The lakes will quadruple in size over the next century or two, scientists report March 9 in the Proceedings of the National Academy of Sciences. This growth will transform landscapes, create new salmon habitat and may even change the course of a major river.
“We are seeing the great age of ice retreat” in Alaska, says Daniel McGrath, a glaciologist at Colorado State University in Fort Collins. “These glaciers are just peeling back from the landscape,” revealing deep grooves they carved in the Earth, where lakes are now forming.
Glacial hydrologist Eran Hood of the University of Alaska Southeast in Juneau, who was not part of the study, adds that “understanding where these lakes are going to emerge is important” because it “changes the whole nature of the downstream ecosystem.”
Hugging the coastline along the Alaska-Canada border, the tiny mountainous region that includes the St. Elias Mountains is losing 60 cubic kilometers of ice per year. Because lakes absorb solar heat, the glaciers that shed ice into lakes are shrinking faster than those that terminate on dry land. Across southeast Alaska, these lakes attached to glaciers have expanded by 60 percent since 1986, reaching a combined area of 1,300 square kilometers.
McGrath and his colleagues wondered how far this runaway expansion might go. So, they combined satellite images with estimates of ice thickness — mapping deeply eroded grooves that are still hidden under glaciers.
The results were “eye-opening,” McGrath says. The team identified 4,200 square kilometers of glacier-covered grooves adjacent to existing lakes.

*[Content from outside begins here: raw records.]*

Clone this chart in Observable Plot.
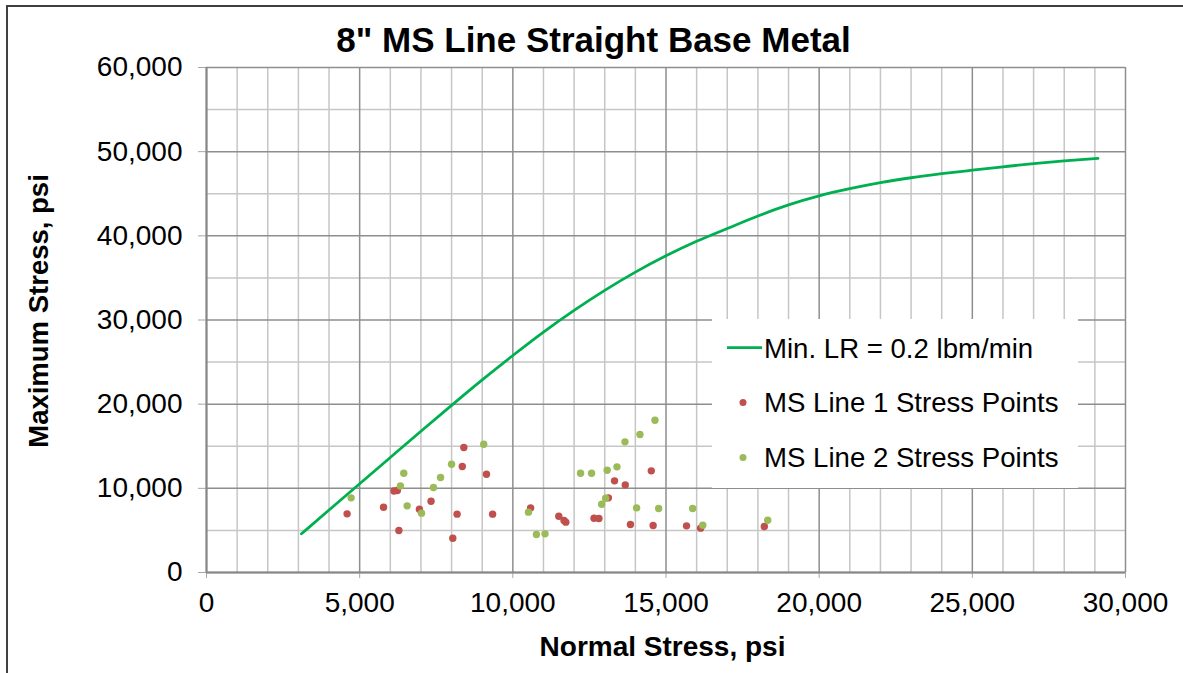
<!DOCTYPE html>
<html><head><meta charset="utf-8">
<script src="https://cdn.jsdelivr.net/npm/d3@7"></script>
<script src="https://cdn.jsdelivr.net/npm/@observablehq/plot@0.6"></script>
<style>
html,body{margin:0;padding:0;background:#fff;}
body{width:1183px;height:673px;overflow:hidden;position:relative;font-family:"Liberation Sans",Arial,sans-serif;}
#chart{position:absolute;left:0;top:0;}
#frame{position:absolute;left:6px;top:5px;width:1300px;height:800px;border-top:2px solid #404040;border-left:2px solid #404040;pointer-events:none;}
#legend{position:absolute;left:712px;top:319px;width:366px;height:169px;background:#fff;}
</style></head><body>
<div id="chart"></div>
<div id="legend"></div>
<div id="frame"></div>
<script>
// ---- Data ----
const chartTitle = "8\" MS Line Straight Base Metal";
const xTitle = "Normal Stress, psi";
const yTitle = "Maximum Stress, psi";
const seriesNames = ["Min. LR = 0.2 lbm/min", "MS Line 1 Stress Points", "MS Line 2 Stress Points"];

const xTicks = [0, 5000, 10000, 15000, 20000, 25000, 30000];
const yTicks = [0, 10000, 20000, 30000, 40000, 50000, 60000];
const xMinorGrid = [1000,2000,3000,4000,6000,7000,8000,9000,11000,12000,13000,14000,16000,17000,18000,19000,21000,22000,23000,24000,26000,27000,28000,29000];
const yMinorGrid = [5000, 15000, 25000, 35000, 45000, 55000];

const curveX = [3100, 4000, 5000, 6000, 7000, 8000, 9000, 10000, 11000, 12000, 13000, 14000, 15000, 16000, 17000, 18000, 19000, 20000, 21000, 22000, 23000, 24000, 25000, 26000, 27000, 28000, 29100];
const curveY = [4600, 7420, 10550, 13670, 16780, 19860, 22880, 25780, 28560, 31140, 33520, 35690, 37630, 39350, 40870, 42360, 43680, 44750, 45600, 46320, 46900, 47380, 47800, 48200, 48580, 48900, 49200];

const line1X = [4590, 5780, 6120, 6230, 6280, 6950, 7330, 8040, 8180, 8350, 8400, 9140, 9340, 10580, 11500, 11670, 11730, 12650, 12810, 13120, 13320, 13670, 13840, 14520, 14580, 15670, 16130, 18210];
const line1Y = [6970, 7760, 9680, 9740, 4990, 7520, 8470, 4070, 6930, 12590, 14850, 11680, 6930, 7680, 6690, 6180, 5980, 6450, 6410, 8870, 10890, 10410, 5700, 12080, 5580, 5540, 5270, 5460];

const line2X = [4720, 6330, 6440, 6550, 7020, 7410, 7640, 8000, 9050, 10510, 10770, 11050, 12210, 12570, 12900, 13030, 13080, 13400, 13660, 14040, 14150, 14640, 14760, 15870, 16200, 18320];
const line2Y = [8870, 10290, 11800, 7920, 7050, 10100, 11280, 12870, 15240, 7170, 4510, 4590, 11800, 11800, 8110, 8830, 12150, 12550, 15520, 7680, 16390, 18090, 7600, 7600, 5620, 6210];

const colors = ["#00B050", "#C0504D", "#9BBB59"];

// ---- Build tables ----
const curve = curveX.map((x, i) => ({x, y: curveY[i]}));
const pts1 = line1X.map((x, i) => ({x, y: line1Y[i]}));
const pts2 = line2X.map((x, i) => ({x, y: line2Y[i]}));

const FONT = '"Liberation Sans", Arial, sans-serif';
const fmt = d3.format(",");
const minorC = "#c6c6c6", majorC = "#8e8e8e";

const plot = Plot.plot({
  width: 1183, height: 673,
  marginLeft: 206, marginRight: 58, marginTop: 67, marginBottom: 101,
  style: {fontFamily: FONT, fontSize: "28px", color: "#000", background: "#fff", overflow: "visible"},
  x: {domain: [0, 30000]},
  y: {domain: [0, 60000]},
  marks: [
    Plot.ruleX(xMinorGrid, {stroke: minorC, strokeWidth: 1.5}),
    Plot.ruleY(yMinorGrid, {stroke: minorC, strokeWidth: 1.5}),
    Plot.ruleX(xTicks, {stroke: majorC, strokeWidth: 1.5}),
    Plot.ruleY(yTicks, {stroke: majorC, strokeWidth: 1.5}),
    Plot.axisX({ticks: xTicks, tickFormat: fmt, tickSize: 6, tickPadding: 14, label: null, stroke: "#a6a6a6", fontSize: 28, fill: "#000"}),
    Plot.axisY({ticks: yTicks, tickFormat: fmt, tickSize: 8, tickPadding: 16, label: null, stroke: "#a6a6a6", fontSize: 28, fill: "#000"}),
    Plot.ruleX([0], {stroke: "#868686", strokeWidth: 2}),
    Plot.ruleY([0], {stroke: "#868686", strokeWidth: 2}),
    Plot.line(curve, {x: "x", y: "y", stroke: colors[0], strokeWidth: 2.8, curve: "monotone-x"}),
    Plot.dot(pts1, {x: "x", y: "y", r: 3.7, fill: colors[1]}),
    Plot.dot(pts2, {x: "x", y: "y", r: 3.7, fill: colors[2]}),
    Plot.text([chartTitle], {text: d => d, frameAnchor: "top", textAnchor: "middle", lineAnchor: "middle", dx: -72.5, dy: -27, fontSize: 35, fontWeight: "bold", fill: "#000"}),
    Plot.text([xTitle], {text: d => d, frameAnchor: "bottom", textAnchor: "middle", lineAnchor: "middle", dx: -3.5, dy: 74.5, fontSize: 28, fontWeight: "bold", fill: "#000"}),
    Plot.text([yTitle], {text: d => d, frameAnchor: "left", textAnchor: "middle", lineAnchor: "middle", dx: -167, dy: -9, rotate: -90, fontSize: 27.5, fontWeight: "bold", fill: "#000"})
  ]
});
document.getElementById("chart").appendChild(plot);

// ---- Legend ----
const leg = d3.select("#legend").append("svg").attr("width", 366).attr("height", 169)
  .style("font-family", FONT).style("font-size", "27.6px");
const rows = [28.7, 83.5, 138.5];
leg.append("line").attr("x1", 15).attr("x2", 50).attr("y1", rows[0]).attr("y2", rows[0])
  .attr("stroke", colors[0]).attr("stroke-width", 2.8);
leg.append("circle").attr("cx", 31).attr("cy", rows[1]).attr("r", 3.5).attr("fill", colors[1]);
leg.append("circle").attr("cx", 31).attr("cy", rows[2]).attr("r", 3.5).attr("fill", colors[2]);
seriesNames.forEach((s, i) => {
  leg.append("text").attr("x", 52).attr("y", rows[i] + 9.9).attr("fill", "#000").text(s);
});
</script></body></html>
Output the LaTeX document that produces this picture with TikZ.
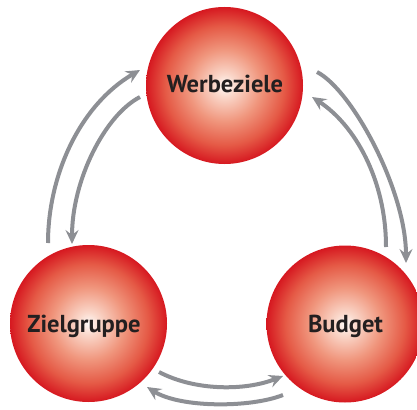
\documentclass[tikz,border=0pt]{standalone}
\usepackage{fontspec}
\setmainfont{PT Sans}
\usetikzlibrary{arrows.meta}
\definecolor{arrowgray}{RGB}{141,143,148}
\definecolor{txt}{RGB}{35,31,32}
\definecolor{bc0}{RGB}{255,250,248}
\definecolor{bc1}{RGB}{250,216,203}
\definecolor{bc2}{RGB}{240,150,125}
\definecolor{bc3}{RGB}{229,90,70}
\definecolor{bc4}{RGB}{214,24,32}
\pgfdeclareradialshading{redball}{\pgfpoint{0bp}{0bp}}{color(0bp)=(bc0); color(3.5bp)=(bc1); color(11.5bp)=(bc2); color(19bp)=(bc3); color(25bp)=(bc4); color(50bp)=(bc4)}
\begin{document}
\begin{tikzpicture}[x=1pt,y=-1pt,
  ball/.style={circle, minimum size=157pt, inner sep=0pt, shading=redball},
  lbl/.style={font=\bfseries\fontsize{24.5}{28}\selectfont, text=txt, anchor=base, inner sep=0pt},
  flow/.style={draw=arrowgray, line width=4pt, -{Stealth[length=14pt,width=13pt,inset=5pt]}}]
\useasboundingbox (0,0) rectangle (417,409);
\clip (0,0) rectangle (417,409);
% circles
\node[ball] (wz) at (224.5,85.5) {};
\node[ball] (zg) at (88.5,323.5) {};
\node[ball] (bd) at (345,324) {};
% labels
\node[lbl] (twz) at (225,93) {Werbeziele};
\node[lbl] (tzg) at (84,332) {Zielgruppe};
\node[lbl] (tbd) at (345.5,332) {Budget};
% arrow end points
\coordinate (lo1) at (48,243);  \coordinate (lo2) at (140,70);
\coordinate (li1) at (140,97);  \coordinate (li2) at (72,244);
\coordinate (ro1) at (317,72);  \coordinate (ro2) at (406,263);
\coordinate (ri1) at (386,247); \coordinate (ri2) at (312,97);
\coordinate (bu1) at (159,372); \coordinate (bu2) at (283,376);
\coordinate (bl1) at (283,395); \coordinate (bl2) at (147,387);
% arrows
\draw[flow] (lo1) .. controls (48,175) and (80,105) .. (lo2);
\draw[flow] (li1) .. controls (105,115) and (72,180) .. (li2);
\draw[flow] (ro1) .. controls (352,90) and (406,190) .. (ro2);
\draw[flow] (ri1) .. controls (386,180) and (355,125) .. (ri2);
\draw[flow] (bu1) .. controls (195,391) and (245,391) .. (bu2);
\draw[flow] (bl1) .. controls (250,408) and (180,408) .. (bl2);
\end{tikzpicture}
\end{document}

He and his colleagues predict that the lakes will continue to expand — causing rapid ice retreat — until they fill those grooves, reaching a combined size of around 5,500 square kilometers, an area the size of Delaware.
“By the end of this century, all of these lakes will probably be more or less fully developed,” says study coauthor Louis Sass III, a glaciologist with the U.S. Geological Survey at the Alaska Science Center in Anchorage. But those growing lakes are already reshaping entire landscapes in a way that is often overlooked in public discourse around glacier retreat.

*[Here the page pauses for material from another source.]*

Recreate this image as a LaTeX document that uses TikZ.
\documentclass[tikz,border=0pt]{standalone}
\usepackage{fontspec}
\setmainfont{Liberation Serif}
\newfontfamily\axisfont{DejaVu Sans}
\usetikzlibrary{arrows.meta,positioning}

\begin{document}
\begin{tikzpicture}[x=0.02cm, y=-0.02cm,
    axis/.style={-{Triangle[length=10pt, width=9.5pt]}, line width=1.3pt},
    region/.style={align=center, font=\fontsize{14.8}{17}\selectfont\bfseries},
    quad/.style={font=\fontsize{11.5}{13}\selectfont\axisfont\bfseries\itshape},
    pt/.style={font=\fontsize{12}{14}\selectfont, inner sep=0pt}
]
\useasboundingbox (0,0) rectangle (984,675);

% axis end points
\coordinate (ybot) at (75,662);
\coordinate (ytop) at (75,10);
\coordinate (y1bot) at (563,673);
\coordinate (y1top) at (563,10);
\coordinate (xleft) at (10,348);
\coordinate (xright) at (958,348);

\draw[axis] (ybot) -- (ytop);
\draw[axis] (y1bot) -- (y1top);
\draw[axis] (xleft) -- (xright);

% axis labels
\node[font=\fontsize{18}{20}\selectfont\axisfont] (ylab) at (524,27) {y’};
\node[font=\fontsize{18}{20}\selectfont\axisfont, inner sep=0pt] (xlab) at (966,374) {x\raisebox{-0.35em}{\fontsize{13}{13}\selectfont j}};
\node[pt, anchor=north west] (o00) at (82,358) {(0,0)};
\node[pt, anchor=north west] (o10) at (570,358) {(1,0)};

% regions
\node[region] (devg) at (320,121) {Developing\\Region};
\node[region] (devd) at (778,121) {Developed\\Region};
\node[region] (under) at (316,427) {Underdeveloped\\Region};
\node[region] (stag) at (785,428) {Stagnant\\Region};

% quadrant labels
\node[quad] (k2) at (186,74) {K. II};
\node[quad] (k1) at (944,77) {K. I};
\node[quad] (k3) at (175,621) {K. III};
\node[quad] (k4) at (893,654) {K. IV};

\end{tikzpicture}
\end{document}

Many of Alaska’s glaciers terminate on dry land, and their meltwater often creates barren, rocky floodplains downstream, where the streams alternate between trickles and floods — constantly branching and shifting course as they lay down sediment released by the glacier.
“Those habitats are fairly inhospitable for a lot of fish,” including some salmon, says Jonathan Moore, an aquatic ecologist with Simon Fraser University in Burnaby, Canada. The water is too cold, and fish eggs “get swept out or buried by the floods every year.”

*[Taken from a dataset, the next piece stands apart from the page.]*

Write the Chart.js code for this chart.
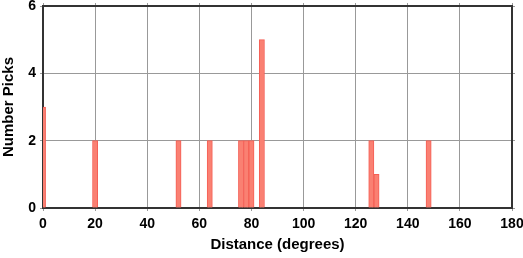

But as glaciers retreat into lakes and those lakes expand, their meltwater has time to drop its sediment and warm a few degrees in the lake before spilling into a river. Rivers that carry less sediment are less prone to shifting channels.
A 2025 study by Moore and remote sensing scientist Diane Whited of the University of Montana found that as glacial lakes expanded over 38 years in southeast Alaska, the downstream river channels stabilized, allowing willows and bushes to spread across floodplains.
“It creates salmon habitat,” Hood says. A 2021 study by Moore and Hood predicted that by 2100, glacial retreat in southeast Alaska will transform 6,000 kilometers of river channels into decent habitat for some local species of salmon. The lakes themselves will create spawning grounds for sockeye salmon — an important commercial species.
But these changes will come with upheaval.
For instance, one major river, the Alsek, will probably shift its course as retreating glaciers cause two lakes to merge, providing an easier path to the ocean.
People in Juneau are feeling another dramatic effect of expanding lakes. At least once per year, a lake dammed by the nearby Mendenhall Glacier spills out in a flash flood that gushes through town, forcing some residents to build protective levees around their homes.
These ecosystems “are going to be transformed,” Moore says. “But that transformation is going to be pretty violent and pretty dangerous.”